#### DATA EXCERPT
——

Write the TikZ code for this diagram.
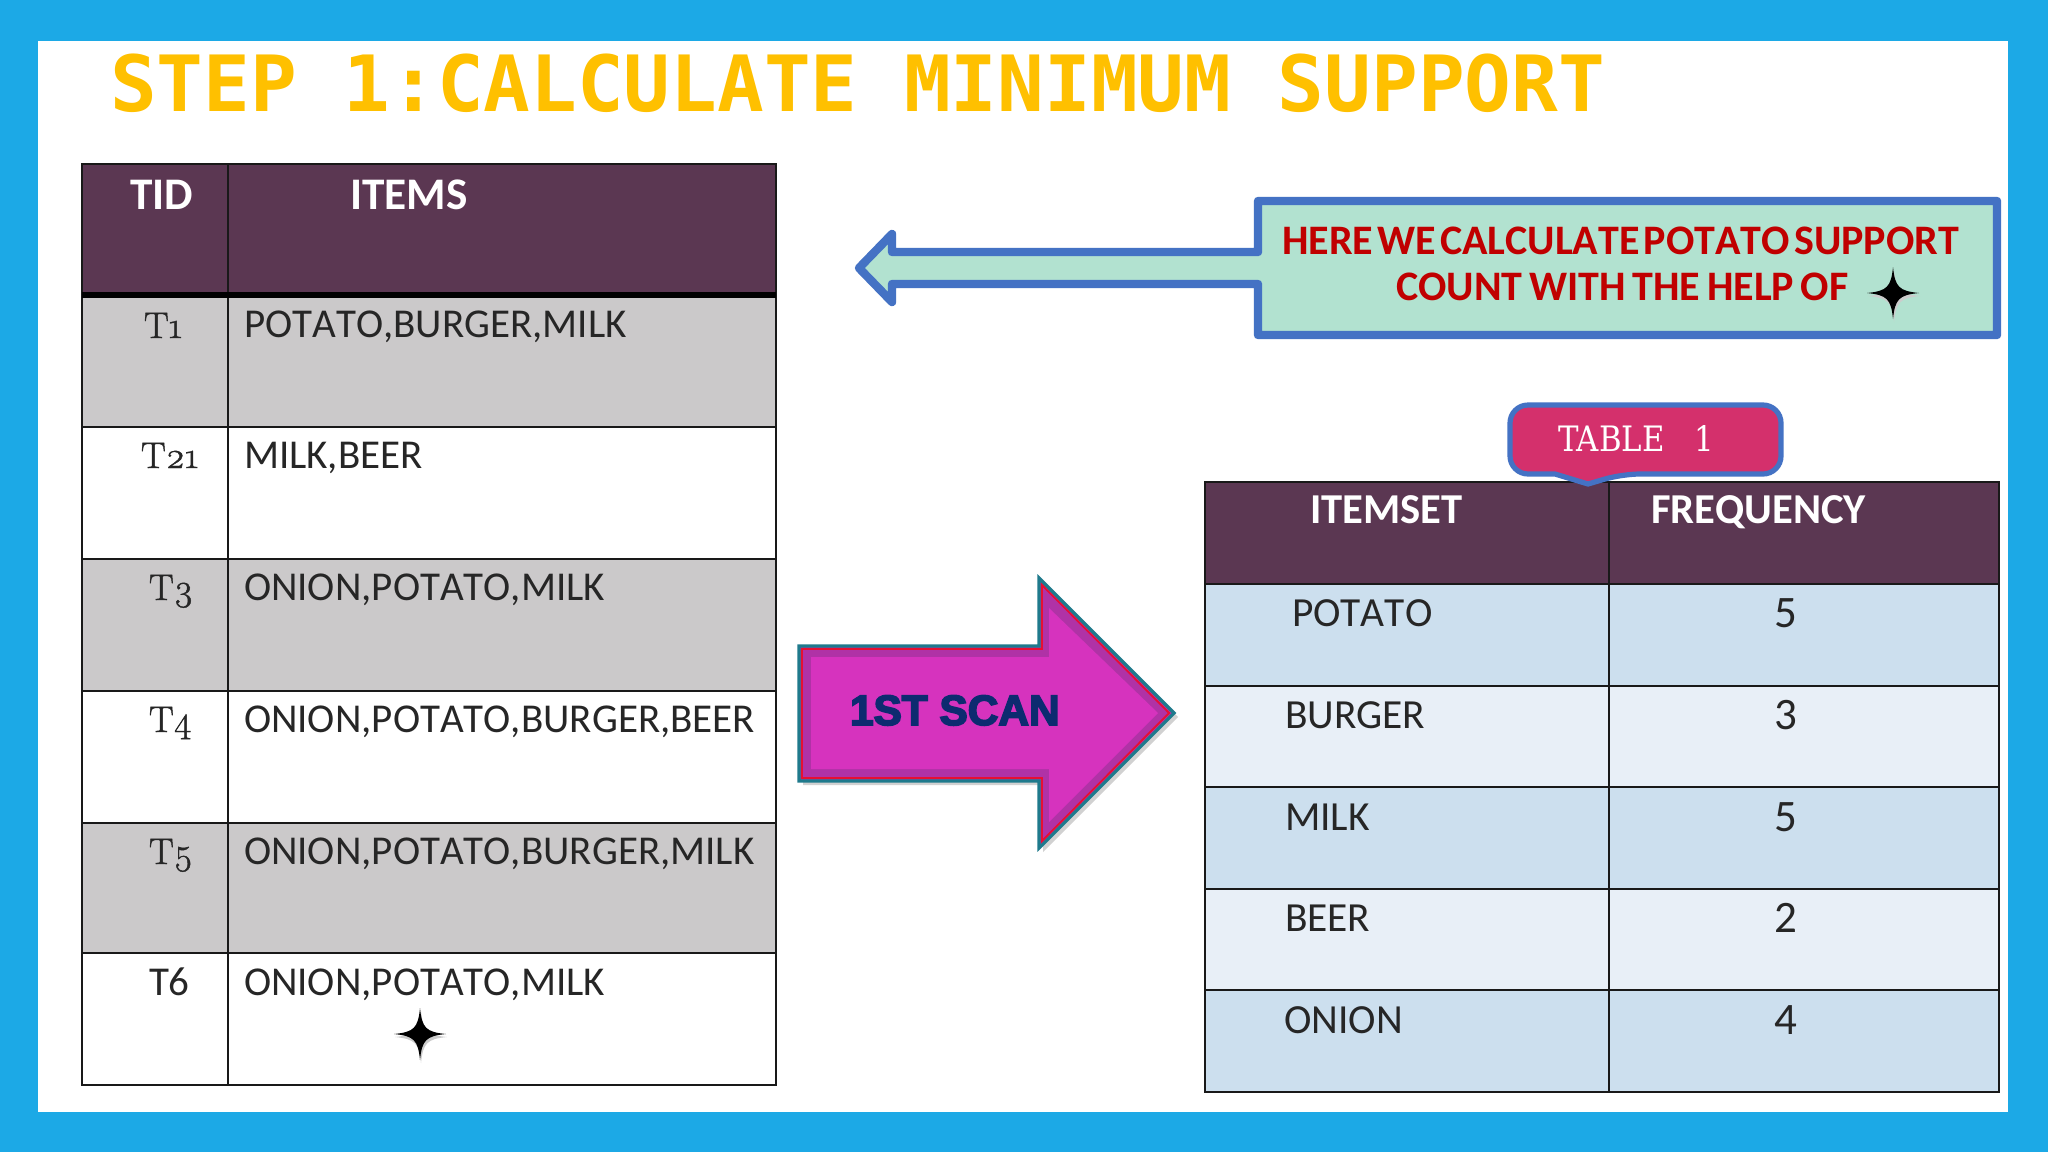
\documentclass[tikz,border=0pt]{standalone}
\usepackage{fontspec}
\usepackage{graphicx}
\setmainfont{Carlito}[Kerning=Off]
\newfontfamily\titlefont{DejaVu Sans Mono}[BoldFont={DejaVu Sans Mono Bold}]
\newfontfamily\oldfont{Latin Modern Roman}[Numbers=OldStyle,FakeBold=1.2]
\newfontfamily\slabfont{DejaVu Serif}
\newfontfamily\heavyfont{Liberation Sans Bold}[FakeBold=4]
\definecolor{framecol}{HTML}{1CA9E6}
\definecolor{titlecol}{HTML}{FFC000}
\definecolor{headcol}{HTML}{5B3752}
\definecolor{greycol}{HTML}{CBC9CA}
\definecolor{bluedark}{HTML}{CCDFEE}
\definecolor{bluelight}{HTML}{E8EFF7}
\definecolor{calloutfill}{HTML}{B2E2D0}
\definecolor{calloutline}{HTML}{4472C4}
\definecolor{pinkfill}{HTML}{D4306C}
\definecolor{magfill}{HTML}{D633BE}
\definecolor{magdark}{HTML}{B032A6}
\definecolor{tealline}{HTML}{1F7A8C}
\definecolor{redtext}{HTML}{C00000}
\definecolor{navytext}{HTML}{0D2B70}
\newcommand{\tightwords}[1]{\spaceskip=#1em\relax}
\tikzset{
  x=0.5pt,y=-0.5pt,
  lbl/.style={anchor=base west,inner sep=0pt,outer sep=0pt},
  celltext/.style={lbl,font=\fontsize{20.5}{22}\selectfont,text=black!85},
  tidold/.style={lbl,font=\oldfont\fontsize{18.5}{22}\selectfont,text=black!85},
  headleft/.style={lbl,font=\bfseries\fontsize{22.6}{24}\selectfont,text=white},
  headtext/.style={lbl,font=\bfseries\fontsize{21.3}{24}\selectfont,text=white},
  righttext/.style={lbl,font=\fontsize{20.7}{24}\selectfont,text=black!85},
  numtext/.style={anchor=base,inner sep=0pt,font=\fontsize{22.5}{24}\selectfont,text=black!85},
  rule/.style={line width=1.2pt,black!90},
  redline/.style={lbl,font=\bfseries\fontsize{21}{24}\selectfont,text=redtext},
  sparkle/.style={fill=black,draw=none},
}
\newcommand{\sparkshape}[2]{%
  \fill[black!20,shift={(#1+1,#2+3)}] (-26,0) .. controls (-6,-2) and (-2,-6) .. (0,-26) .. controls (2,-6) and (6,-2) .. (26,0) .. controls (6,2) and (2,6) .. (0,26) .. controls (-2,6) and (-6,2) .. (-26,0) -- cycle;
  \fill[sparkle,shift={(#1,#2)}] (-26,0) .. controls (-6,-2) and (-2,-6) .. (0,-26) .. controls (2,-6) and (6,-2) .. (26,0) .. controls (6,2) and (2,6) .. (0,26) .. controls (-2,6) and (-6,2) .. (-26,0) -- cycle;}
\begin{document}
\begin{tikzpicture}
\useasboundingbox (0,0) rectangle (2048,1152);
\fill[framecol] (0,0) rectangle (2048,1152);
\fill[white] (38,41) rectangle (2008,1112);
\node[lbl,font=\titlefont\bfseries\fontsize{38.8}{44}\selectfont,text=titlecol] (title) at (110,111) {STEP 1:CALCULATE MINIMUM SUPPORT};

% left table
\fill[headcol] (82,164) rectangle (776,295);
\fill[greycol] (82,295) rectangle (776,427);
\fill[greycol] (82,559) rectangle (776,691);
\fill[greycol] (82,823) rectangle (776,953);
\draw[rule] (82,164) rectangle (776,1085);
\draw[rule] (228,164) -- (228,1085);
\foreach \yy in {427,559,691,823,953} \draw[rule] (82,\yy) -- (776,\yy);
\draw[black,line width=2.6pt] (82,295) -- (776,295);
\node[headleft] (tid) at (130,209) {TID};
\node[headleft] (items) at (350,209) {ITEMS};
\node[tidold] (t1) at (144,338) {T1};
\node[tidold] (t21) at (141,468) {T21};
\node[tidold] (t3) at (149,600) {T3};
\node[tidold] (t4) at (149,732) {T4};
\node[tidold] (t5) at (149,864) {T5};
\node[celltext] (t6) at (149,995) {T6};
\node[celltext] (i1) at (244,337) {POTATO,BURGER,MILK};
\node[celltext] (i2) at (244,468) {MILK,BEER};
\node[celltext] (i3) at (244,600) {ONION,POTATO,MILK};
\node[celltext] (i4) at (244,732) {ONION,POTATO,BURGER,BEER};
\node[celltext] (i5) at (244,864) {ONION,POTATO,BURGER,MILK};
\node[celltext] (i6) at (244,995) {ONION,POTATO,MILK};
\sparkshape{420}{1034}

% callout with left arrow
\draw[line width=4.2pt,calloutline,fill=calloutfill,line join=round]
  (1258,201) -- (1997,201) -- (1997,335) -- (1258,335) -- (1258,284) -- (892,284) -- (892,302) -- (859,268) -- (892,234) -- (892,252) -- (1258,252) -- cycle;
\node[redline] (r1) at (1282,254) {\tightwords{0.10}HERE WE CALCULATE POTATO SUPPORT};
\node[redline] (r2) at (1396,300) {\tightwords{0.16}COUNT WITH THE HELP OF};
\sparkshape{1893}{293}

% right table
\fill[headcol] (1205,482) rectangle (1999,584);
\fill[bluedark] (1205,584) rectangle (1999,686);
\fill[bluelight] (1205,686) rectangle (1999,787);
\fill[bluedark] (1205,787) rectangle (1999,889);
\fill[bluelight] (1205,889) rectangle (1999,990);
\fill[bluedark] (1205,990) rectangle (1999,1092);
\draw[rule] (1205,482) rectangle (1999,1092);
\draw[rule] (1609,482) -- (1609,1092);
\foreach \yy in {584,686,787,889,990} \draw[rule] (1205,\yy) -- (1999,\yy);
\node[headtext] (h1) at (1310,523) {ITEMSET};
\node[headtext] (h2) at (1651,523) {FREQUENCY};
\node[righttext] (a1) at (1292,626) {POTATO};
\node[righttext] (a2) at (1285,728) {BURGER};
\node[righttext] (a3) at (1285,830) {MILK};
\node[righttext] (a4) at (1285,931) {BEER};
\node[righttext] (a5) at (1284,1033) {ONION};
\node[numtext] (n1) at (1786,627) {5};
\node[numtext] (n2) at (1786,729) {3};
\node[numtext] (n3) at (1786,831) {5};
\node[numtext] (n4) at (1786,932) {2};
\node[numtext] (n5) at (1786,1034) {4};

% table 1 tag
\draw[line width=2.6pt,calloutline,fill=pinkfill,rounded corners=9pt]
  (1510,405) -- (1781,405) -- (1781,474) -- (1622,474) [sharp corners] -- (1588,484) -- (1555,474) [rounded corners=9pt] -- (1510,474) -- cycle;
\node[lbl,text=white] (tag) at (1558,451) {\slabfont\fontsize{17.5}{20}\selectfont\scalebox{0.88}[1]{TABLE\ \ \ 1}};

% big arrow
\fill[black!18] (803,650) -- (1043,650) -- (1043,582) -- (1178,717) -- (1043,852) -- (1043,785) -- (803,785) -- cycle;
\draw[line width=1.6pt,tealline,fill=magdark,line join=miter]
  (799,646) -- (1039,646) -- (1039,578) -- (1174,713) -- (1039,848) -- (1039,781) -- (799,781) -- cycle;
\draw[line width=0.9pt,red!70!magdark,line join=miter]
  (802,649) -- (1042,649) -- (1042,585) -- (1169,713) -- (1042,841) -- (1042,778) -- (802,778) -- cycle;
\fill[magfill] (811,657) -- (1049,657) -- (1049,608) -- (1158,713) -- (1049,822) -- (1049,769) -- (811,769) -- cycle;
\node[lbl,font=\heavyfont\fontsize{21.2}{24}\selectfont,text=navytext] (scan) at (850,725) {1ST SCAN};
\end{tikzpicture}
\end{document}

——

#### TASK TO CARRY OUT
Every line of the data above should be quoted exactly. Omit the pictures.

#### EXERCISE SOLUTION
Write the TikZ code for this diagram.
\documentclass[tikz,border=0pt]{standalone}
\usepackage{fontspec}
\usepackage{graphicx}
\setmainfont{Carlito}[Kerning=Off]
\newfontfamily\titlefont{DejaVu Sans Mono}[BoldFont={DejaVu Sans Mono Bold}]
\newfontfamily\oldfont{Latin Modern Roman}[Numbers=OldStyle,FakeBold=1.2]
\newfontfamily\slabfont{DejaVu Serif}
\newfontfamily\heavyfont{Liberation Sans Bold}[FakeBold=4]
\definecolor{framecol}{HTML}{1CA9E6}
\definecolor{titlecol}{HTML}{FFC000}
\definecolor{headcol}{HTML}{5B3752}
\definecolor{greycol}{HTML}{CBC9CA}
\definecolor{bluedark}{HTML}{CCDFEE}
\definecolor{bluelight}{HTML}{E8EFF7}
\definecolor{calloutfill}{HTML}{B2E2D0}
\definecolor{calloutline}{HTML}{4472C4}
\definecolor{pinkfill}{HTML}{D4306C}
\definecolor{magfill}{HTML}{D633BE}
\definecolor{magdark}{HTML}{B032A6}
\definecolor{tealline}{HTML}{1F7A8C}
\definecolor{redtext}{HTML}{C00000}
\definecolor{navytext}{HTML}{0D2B70}
\newcommand{\tightwords}[1]{\spaceskip=#1em\relax}
\tikzset{
  x=0.5pt,y=-0.5pt,
  lbl/.style={anchor=base west,inner sep=0pt,outer sep=0pt},
  celltext/.style={lbl,font=\fontsize{20.5}{22}\selectfont,text=black!85},
  tidold/.style={lbl,font=\oldfont\fontsize{18.5}{22}\selectfont,text=black!85},
  headleft/.style={lbl,font=\bfseries\fontsize{22.6}{24}\selectfont,text=white},
  headtext/.style={lbl,font=\bfseries\fontsize{21.3}{24}\selectfont,text=white},
  righttext/.style={lbl,font=\fontsize{20.7}{24}\selectfont,text=black!85},
  numtext/.style={anchor=base,inner sep=0pt,font=\fontsize{22.5}{24}\selectfont,text=black!85},
  rule/.style={line width=1.2pt,black!90},
  redline/.style={lbl,font=\bfseries\fontsize{21}{24}\selectfont,text=redtext},
  sparkle/.style={fill=black,draw=none},
}
\newcommand{\sparkshape}[2]{%
  \fill[black!20,shift={(#1+1,#2+3)}] (-26,0) .. controls (-6,-2) and (-2,-6) .. (0,-26) .. controls (2,-6) and (6,-2) .. (26,0) .. controls (6,2) and (2,6) .. (0,26) .. controls (-2,6) and (-6,2) .. (-26,0) -- cycle;
  \fill[sparkle,shift={(#1,#2)}] (-26,0) .. controls (-6,-2) and (-2,-6) .. (0,-26) .. controls (2,-6) and (6,-2) .. (26,0) .. controls (6,2) and (2,6) .. (0,26) .. controls (-2,6) and (-6,2) .. (-26,0) -- cycle;}
\begin{document}
\begin{tikzpicture}
\useasboundingbox (0,0) rectangle (2048,1152);
\fill[framecol] (0,0) rectangle (2048,1152);
\fill[white] (38,41) rectangle (2008,1112);
\node[lbl,font=\titlefont\bfseries\fontsize{38.8}{44}\selectfont,text=titlecol] (title) at (110,111) {STEP 1:CALCULATE MINIMUM SUPPORT};

% left table
\fill[headcol] (82,164) rectangle (776,295);
\fill[greycol] (82,295) rectangle (776,427);
\fill[greycol] (82,559) rectangle (776,691);
\fill[greycol] (82,823) rectangle (776,953);
\draw[rule] (82,164) rectangle (776,1085);
\draw[rule] (228,164) -- (228,1085);
\foreach \yy in {427,559,691,823,953} \draw[rule] (82,\yy) -- (776,\yy);
\draw[black,line width=2.6pt] (82,295) -- (776,295);
\node[headleft] (tid) at (130,209) {TID};
\node[headleft] (items) at (350,209) {ITEMS};
\node[tidold] (t1) at (144,338) {T1};
\node[tidold] (t21) at (141,468) {T21};
\node[tidold] (t3) at (149,600) {T3};
\node[tidold] (t4) at (149,732) {T4};
\node[tidold] (t5) at (149,864) {T5};
\node[celltext] (t6) at (149,995) {T6};
\node[celltext] (i1) at (244,337) {POTATO,BURGER,MILK};
\node[celltext] (i2) at (244,468) {MILK,BEER};
\node[celltext] (i3) at (244,600) {ONION,POTATO,MILK};
\node[celltext] (i4) at (244,732) {ONION,POTATO,BURGER,BEER};
\node[celltext] (i5) at (244,864) {ONION,POTATO,BURGER,MILK};
\node[celltext] (i6) at (244,995) {ONION,POTATO,MILK};
\sparkshape{420}{1034}

% callout with left arrow
\draw[line width=4.2pt,calloutline,fill=calloutfill,line join=round]
  (1258,201) -- (1997,201) -- (1997,335) -- (1258,335) -- (1258,284) -- (892,284) -- (892,302) -- (859,268) -- (892,234) -- (892,252) -- (1258,252) -- cycle;
\node[redline] (r1) at (1282,254) {\tightwords{0.10}HERE WE CALCULATE POTATO SUPPORT};
\node[redline] (r2) at (1396,300) {\tightwords{0.16}COUNT WITH THE HELP OF};
\sparkshape{1893}{293}

% right table
\fill[headcol] (1205,482) rectangle (1999,584);
\fill[bluedark] (1205,584) rectangle (1999,686);
\fill[bluelight] (1205,686) rectangle (1999,787);
\fill[bluedark] (1205,787) rectangle (1999,889);
\fill[bluelight] (1205,889) rectangle (1999,990);
\fill[bluedark] (1205,990) rectangle (1999,1092);
\draw[rule] (1205,482) rectangle (1999,1092);
\draw[rule] (1609,482) -- (1609,1092);
\foreach \yy in {584,686,787,889,990} \draw[rule] (1205,\yy) -- (1999,\yy);
\node[headtext] (h1) at (1310,523) {ITEMSET};
\node[headtext] (h2) at (1651,523) {FREQUENCY};
\node[righttext] (a1) at (1292,626) {POTATO};
\node[righttext] (a2) at (1285,728) {BURGER};
\node[righttext] (a3) at (1285,830) {MILK};
\node[righttext] (a4) at (1285,931) {BEER};
\node[righttext] (a5) at (1284,1033) {ONION};
\node[numtext] (n1) at (1786,627) {5};
\node[numtext] (n2) at (1786,729) {3};
\node[numtext] (n3) at (1786,831) {5};
\node[numtext] (n4) at (1786,932) {2};
\node[numtext] (n5) at (1786,1034) {4};

% table 1 tag
\draw[line width=2.6pt,calloutline,fill=pinkfill,rounded corners=9pt]
  (1510,405) -- (1781,405) -- (1781,474) -- (1622,474) [sharp corners] -- (1588,484) -- (1555,474) [rounded corners=9pt] -- (1510,474) -- cycle;
\node[lbl,text=white] (tag) at (1558,451) {\slabfont\fontsize{17.5}{20}\selectfont\scalebox{0.88}[1]{TABLE\ \ \ 1}};

% big arrow
\fill[black!18] (803,650) -- (1043,650) -- (1043,582) -- (1178,717) -- (1043,852) -- (1043,785) -- (803,785) -- cycle;
\draw[line width=1.6pt,tealline,fill=magdark,line join=miter]
  (799,646) -- (1039,646) -- (1039,578) -- (1174,713) -- (1039,848) -- (1039,781) -- (799,781) -- cycle;
\draw[line width=0.9pt,red!70!magdark,line join=miter]
  (802,649) -- (1042,649) -- (1042,585) -- (1169,713) -- (1042,841) -- (1042,778) -- (802,778) -- cycle;
\fill[magfill] (811,657) -- (1049,657) -- (1049,608) -- (1158,713) -- (1049,822) -- (1049,769) -- (811,769) -- cycle;
\node[lbl,font=\heavyfont\fontsize{21.2}{24}\selectfont,text=navytext] (scan) at (850,725) {1ST SCAN};
\end{tikzpicture}
\end{document}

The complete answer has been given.